Five years ago, I had a few rounds of interviews at a company (Company A), and I ended up receiving a job offer. I also received another job offer at the same time (Company B), and I ended up taking the job with Company B. I had a great interview experience at A and felt bad turning it town, but B was more in line with what I thought I wanted to do.
Now, five years later, I'm regretting the decision and want to go into the industry A is in. I saw that A is hiring again. Do I apply again to the job? If I do reapply, should I email the person I worked with during the interview process and who offered me the job?
Yes, apply again, and mention in your cover letter that they made you an offer for position X in 2015 that you weren't able to accept at the time, but that you enjoyed your conversations with them then and would love to talk with them about position Y. Then, after you do that, email the person you talked with five years ago (if she's still there), include a copy of your application materials, and let her know that you applied through their formal system but that you wanted to reach out to let her know. Add something genuine about how much you enjoyed your talks a few years ago, and why you've remained interested in them this whole time.
5. How can I talk about achievements in management or leadership roles on my résumé?

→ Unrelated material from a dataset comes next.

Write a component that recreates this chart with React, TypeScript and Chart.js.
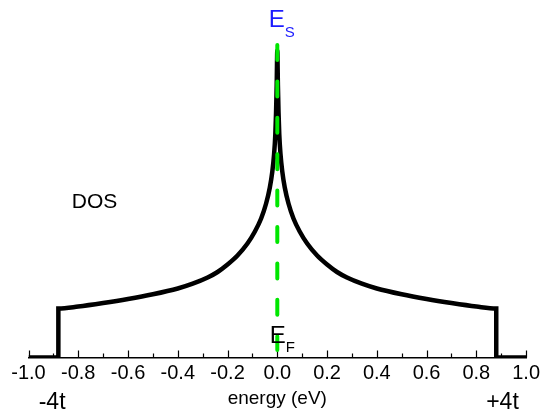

I'm a manager searching for a job at a new company, and am struggling to articulate my achievements as a manager on my résumé. What's the appropriate way to describe things other people on your team accomplished with your coaching, leadership, and collaboration, but that you didn't personally execute or exclusively own?
It feels wrong to claim credit for achievements where so many others did the bulk of the work to make them happen, but my entire job now is setting up structures in which others can be successful, providing input at key stages that shapes the project but without micromanaging it, hiring, and developing good talent, etc., and that leaves me feeling like there is nothing that I can rightly claim as my achievement. Yet I'm sure people in leadership roles still write résumés with their accomplishments!
Your whole job as a manager is to get things done through other people, so when your team gets great results, you get to take some credit for that.
Of course, there are always managers whose teams get great results despite the manager rather than because of the manager, but when all is working the way it's supposed to, the idea is that you're helping them get those results via things like setting the right goals and strategy, giving feedback, staying engaged along the way as a resource, helping course-correct, and so forth.
That means it's generally legitimate to say things like "Led six-person team that achieved X." It wouldn't be reasonable to just say "Achieved X" if you didn't play a big role in the actual work of X, but rather that you "led," "coordinated," or "managed" a team that did.